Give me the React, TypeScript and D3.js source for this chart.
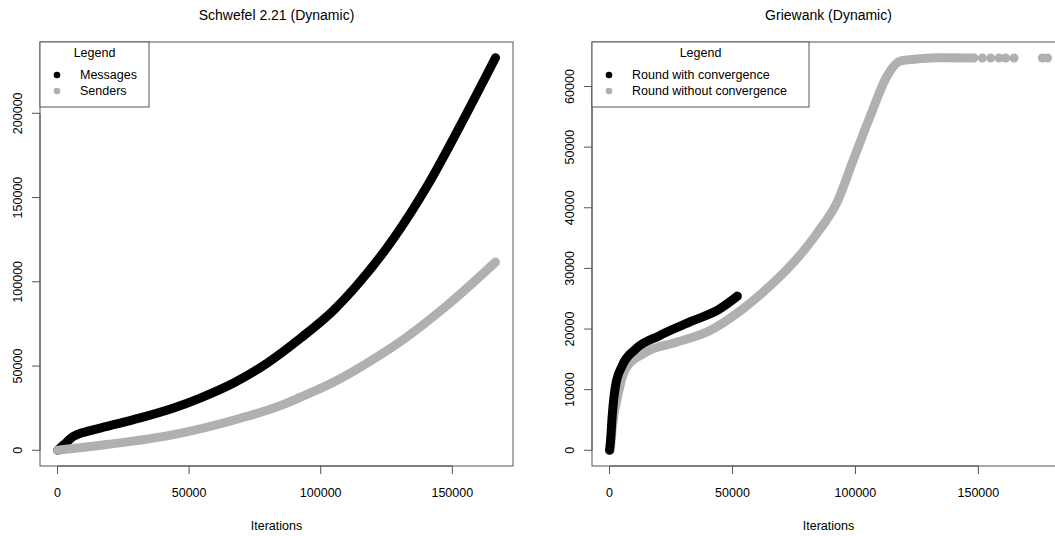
import React from "react";
import * as d3 from "d3";

// values, [iteration, count]
const messages: [number, number][] = [
  [0, 0], [2500, 3500], [6100, 8300], [12000, 11500], [18800, 14200],
  [31400, 19200], [44100, 25100], [54200, 31000], [66900, 39900],
  [79600, 51700], [92300, 66500], [105000, 83300], [113800, 98000],
  [127800, 126000], [140500, 157000], [153100, 193000], [166400, 233000],
];

const senders: [number, number][] = [
  [0, 0], [18800, 3400], [44100, 9300], [69500, 19000], [84700, 26500],
  [92300, 31500], [105000, 40500], [121500, 55500], [131600, 66000],
  [148000, 86000], [166400, 111700],
];

const withConv: [number, number][] = [
  [0, 0], [400, 1500], [1100, 5740], [2450, 10660], [5170, 13950],
  [10600, 16690], [20100, 18870], [33700, 21330], [44500, 23250],
  [52000, 25430],
];

const withoutConv: [number, number][] = [
  [300, 0], [1200, 4000], [3100, 8480], [6500, 13400], [14700, 16140],
  [26900, 17780], [40500, 19690], [54000, 23250], [62500, 26100],
  [74900, 31000], [84400, 35800], [92600, 40970], [99300, 48070],
  [106100, 55190], [112900, 61760], [118400, 64220], [126500, 64600],
  [134600, 64750], [148200, 64700],
];

// sparse rounds at the plateau
const withoutConvTail: [number, number][] = [
  [151600, 64700], [155000, 64700], [158400, 64700], [161100, 64700],
  [164500, 64700], [176000, 64700], [178100, 64700],
];

const leftXTicks = [0, 50000, 100000, 150000];
const leftYTicks = [0, 50000, 100000, 150000, 200000];
const rightXTicks = [0, 50000, 100000, 150000];
const rightYTicks = [0, 10000, 20000, 30000, 40000, 50000, 60000];

const BLACK = "#000";
const GRAY = "#b0b0b0";
const FONT = "'Liberation Sans', Arial, sans-serif";

// R style 4% padding
function pad([a, b]: [number, number]): [number, number] {
  const d = (b - a) * 0.04;
  return [a - d, b + d];
}

type Series = { data: [number, number][]; color: string };

function Panel({ left, title, series, dots, xTicks, yTicks, legend }: {
  left: number;
  title: string;
  series: Series[];
  dots: Series[];
  xTicks: number[];
  yTicks: number[];
  legend: { labels: string[]; colors: string[]; width: number };
}) {
  const top = 42, bottom = 466, width = 473;
  const all = [...series, ...dots].flatMap((s) => s.data);
  const x = d3.scaleLinear()
    .domain(pad([0, d3.max(all, (d) => d[0])!]))
    .range([left, left + width]);
  const y = d3.scaleLinear()
    .domain(pad([0, d3.max(all, (d) => d[1])!]))
    .range([bottom, top]);
  const line = d3.line<[number, number]>()
    .x((d) => x(d[0]))
    .y((d) => y(d[1]))
    .curve(d3.curveMonotoneX);
  const axisCol = "#555";
  const cx = left + width / 2;

  return (
    <g fontFamily={FONT}>
      <text x={cx} y={15} textAnchor="middle" dominantBaseline="central" fontSize={14}>{title}</text>

      {series.map((s, i) => (
        <path key={i} d={line(s.data)!} fill="none" stroke={s.color}
          strokeWidth={9} strokeLinecap="round" strokeLinejoin="round" />
      ))}
      {dots.map((s, i) =>
        s.data.map((d, j) => (
          <circle key={`${i}-${j}`} cx={x(d[0])} cy={y(d[1])} r={4.5} fill={s.color} />
        ))
      )}

      <rect x={left} y={top} width={width} height={bottom - top} fill="none" stroke={axisCol} strokeWidth={1} />

      {/* x axis */}
      <line x1={x(xTicks[0])} x2={x(xTicks[xTicks.length - 1])} y1={bottom} y2={bottom} stroke={axisCol} />
      {xTicks.map((t) => (
        <g key={t}>
          <line x1={x(t)} x2={x(t)} y1={bottom} y2={bottom + 8} stroke={axisCol} />
          <text x={x(t)} y={493} textAnchor="middle" dominantBaseline="central" fontSize={12.5}>{t}</text>
        </g>
      ))}
      <text x={cx} y={526} textAnchor="middle" dominantBaseline="central" fontSize={12.5}>Iterations</text>

      {/* y axis */}
      <line x1={left} x2={left} y1={y(yTicks[0])} y2={y(yTicks[yTicks.length - 1])} stroke={axisCol} />
      {yTicks.map((t) => (
        <g key={t}>
          <line x1={left - 8} x2={left} y1={y(t)} y2={y(t)} stroke={axisCol} />
          <text transform={`translate(${left - 22},${y(t)}) rotate(-90)`} textAnchor="middle"
            dominantBaseline="central" fontSize={12.5}>{t}</text>
        </g>
      ))}

      {/* legend */}
      <rect x={left} y={top} width={legend.width} height={65} fill="#fff" stroke={axisCol} />
      <text x={left + legend.width / 2} y={53} textAnchor="middle" dominantBaseline="central" fontSize={12.5}>Legend</text>
      {legend.labels.map((lab, i) => (
        <g key={lab}>
          <circle cx={left + 17} cy={75 + i * 16} r={3.3} fill={legend.colors[i]} />
          <text x={left + 40} y={75 + i * 16} dominantBaseline="central" fontSize={12.5}>{lab}</text>
        </g>
      ))}
    </g>
  );
}

export default function App() {
  return (
    <svg width={1055} height={536} style={{ position: "absolute", left: 0, top: 0, background: "#fff" }}>
      <rect width={1055} height={536} fill="#fff" />
      <Panel
        left={40}
        title="Schwefel 2.21 (Dynamic)"
        series={[{ data: messages, color: BLACK }, { data: senders, color: GRAY }]}
        dots={[]}
        xTicks={leftXTicks}
        yTicks={leftYTicks}
        legend={{ labels: ["Messages", "Senders"], colors: [BLACK, GRAY], width: 109 }}
      />
      <Panel
        left={592}
        title="Griewank (Dynamic)"
        series={[{ data: withoutConv, color: GRAY }, { data: withConv, color: BLACK }]}
        dots={[{ data: withoutConvTail, color: GRAY }]}
        xTicks={rightXTicks}
        yTicks={rightYTicks}
        legend={{ labels: ["Round with convergence", "Round without convergence"], colors: [BLACK, GRAY], width: 217 }}
      />
    </svg>
  );
}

*-*-*

[Task brief]: Ignore the images and quote every line of the listing exactly.

[Reply]:
Give me the React, TypeScript and D3.js source for this chart.
import React from "react";
import * as d3 from "d3";

// values, [iteration, count]
const messages: [number, number][] = [
  [0, 0], [2500, 3500], [6100, 8300], [12000, 11500], [18800, 14200],
  [31400, 19200], [44100, 25100], [54200, 31000], [66900, 39900],
  [79600, 51700], [92300, 66500], [105000, 83300], [113800, 98000],
  [127800, 126000], [140500, 157000], [153100, 193000], [166400, 233000],
];

const senders: [number, number][] = [
  [0, 0], [18800, 3400], [44100, 9300], [69500, 19000], [84700, 26500],
  [92300, 31500], [105000, 40500], [121500, 55500], [131600, 66000],
  [148000, 86000], [166400, 111700],
];

const withConv: [number, number][] = [
  [0, 0], [400, 1500], [1100, 5740], [2450, 10660], [5170, 13950],
  [10600, 16690], [20100, 18870], [33700, 21330], [44500, 23250],
  [52000, 25430],
];

const withoutConv: [number, number][] = [
  [300, 0], [1200, 4000], [3100, 8480], [6500, 13400], [14700, 16140],
  [26900, 17780], [40500, 19690], [54000, 23250], [62500, 26100],
  [74900, 31000], [84400, 35800], [92600, 40970], [99300, 48070],
  [106100, 55190], [112900, 61760], [118400, 64220], [126500, 64600],
  [134600, 64750], [148200, 64700],
];

// sparse rounds at the plateau
const withoutConvTail: [number, number][] = [
  [151600, 64700], [155000, 64700], [158400, 64700], [161100, 64700],
  [164500, 64700], [176000, 64700], [178100, 64700],
];

const leftXTicks = [0, 50000, 100000, 150000];
const leftYTicks = [0, 50000, 100000, 150000, 200000];
const rightXTicks = [0, 50000, 100000, 150000];
const rightYTicks = [0, 10000, 20000, 30000, 40000, 50000, 60000];

const BLACK = "#000";
const GRAY = "#b0b0b0";
const FONT = "'Liberation Sans', Arial, sans-serif";

// R style 4% padding
function pad([a, b]: [number, number]): [number, number] {
  const d = (b - a) * 0.04;
  return [a - d, b + d];
}

type Series = { data: [number, number][]; color: string };

function Panel({ left, title, series, dots, xTicks, yTicks, legend }: {
  left: number;
  title: string;
  series: Series[];
  dots: Series[];
  xTicks: number[];
  yTicks: number[];
  legend: { labels: string[]; colors: string[]; width: number };
}) {
  const top = 42, bottom = 466, width = 473;
  const all = [...series, ...dots].flatMap((s) => s.data);
  const x = d3.scaleLinear()
    .domain(pad([0, d3.max(all, (d) => d[0])!]))
    .range([left, left + width]);
  const y = d3.scaleLinear()
    .domain(pad([0, d3.max(all, (d) => d[1])!]))
    .range([bottom, top]);
  const line = d3.line<[number, number]>()
    .x((d) => x(d[0]))
    .y((d) => y(d[1]))
    .curve(d3.curveMonotoneX);
  const axisCol = "#555";
  const cx = left + width / 2;

  return (
    <g fontFamily={FONT}>
      <text x={cx} y={15} textAnchor="middle" dominantBaseline="central" fontSize={14}>{title}</text>

      {series.map((s, i) => (
        <path key={i} d={line(s.data)!} fill="none" stroke={s.color}
          strokeWidth={9} strokeLinecap="round" strokeLinejoin="round" />
      ))}
      {dots.map((s, i) =>
        s.data.map((d, j) => (
          <circle key={`${i}-${j}`} cx={x(d[0])} cy={y(d[1])} r={4.5} fill={s.color} />
        ))
      )}

      <rect x={left} y={top} width={width} height={bottom - top} fill="none" stroke={axisCol} strokeWidth={1} />

      {/* x axis */}
      <line x1={x(xTicks[0])} x2={x(xTicks[xTicks.length - 1])} y1={bottom} y2={bottom} stroke={axisCol} />
      {xTicks.map((t) => (
        <g key={t}>
          <line x1={x(t)} x2={x(t)} y1={bottom} y2={bottom + 8} stroke={axisCol} />
          <text x={x(t)} y={493} textAnchor="middle" dominantBaseline="central" fontSize={12.5}>{t}</text>
        </g>
      ))}
      <text x={cx} y={526} textAnchor="middle" dominantBaseline="central" fontSize={12.5}>Iterations</text>

      {/* y axis */}
      <line x1={left} x2={left} y1={y(yTicks[0])} y2={y(yTicks[yTicks.length - 1])} stroke={axisCol} />
      {yTicks.map((t) => (
        <g key={t}>
          <line x1={left - 8} x2={left} y1={y(t)} y2={y(t)} stroke={axisCol} />
          <text transform={`translate(${left - 22},${y(t)}) rotate(-90)`} textAnchor="middle"
            dominantBaseline="central" fontSize={12.5}>{t}</text>
        </g>
      ))}

      {/* legend */}
      <rect x={left} y={top} width={legend.width} height={65} fill="#fff" stroke={axisCol} />
      <text x={left + legend.width / 2} y={53} textAnchor="middle" dominantBaseline="central" fontSize={12.5}>Legend</text>
      {legend.labels.map((lab, i) => (
        <g key={lab}>
          <circle cx={left + 17} cy={75 + i * 16} r={3.3} fill={legend.colors[i]} />
          <text x={left + 40} y={75 + i * 16} dominantBaseline="central" fontSize={12.5}>{lab}</text>
        </g>
      ))}
    </g>
  );
}

export default function App() {
  return (
    <svg width={1055} height={536} style={{ position: "absolute", left: 0, top: 0, background: "#fff" }}>
      <rect width={1055} height={536} fill="#fff" />
      <Panel
        left={40}
        title="Schwefel 2.21 (Dynamic)"
        series={[{ data: messages, color: BLACK }, { data: senders, color: GRAY }]}
        dots={[]}
        xTicks={leftXTicks}
        yTicks={leftYTicks}
        legend={{ labels: ["Messages", "Senders"], colors: [BLACK, GRAY], width: 109 }}
      />
      <Panel
        left={592}
        title="Griewank (Dynamic)"
        series={[{ data: withoutConv, color: GRAY }, { data: withConv, color: BLACK }]}
        dots={[{ data: withoutConvTail, color: GRAY }]}
        xTicks={rightXTicks}
        yTicks={rightYTicks}
        legend={{ labels: ["Round with convergence", "Round without convergence"], colors: [BLACK, GRAY], width: 217 }}
      />
    </svg>
  );
}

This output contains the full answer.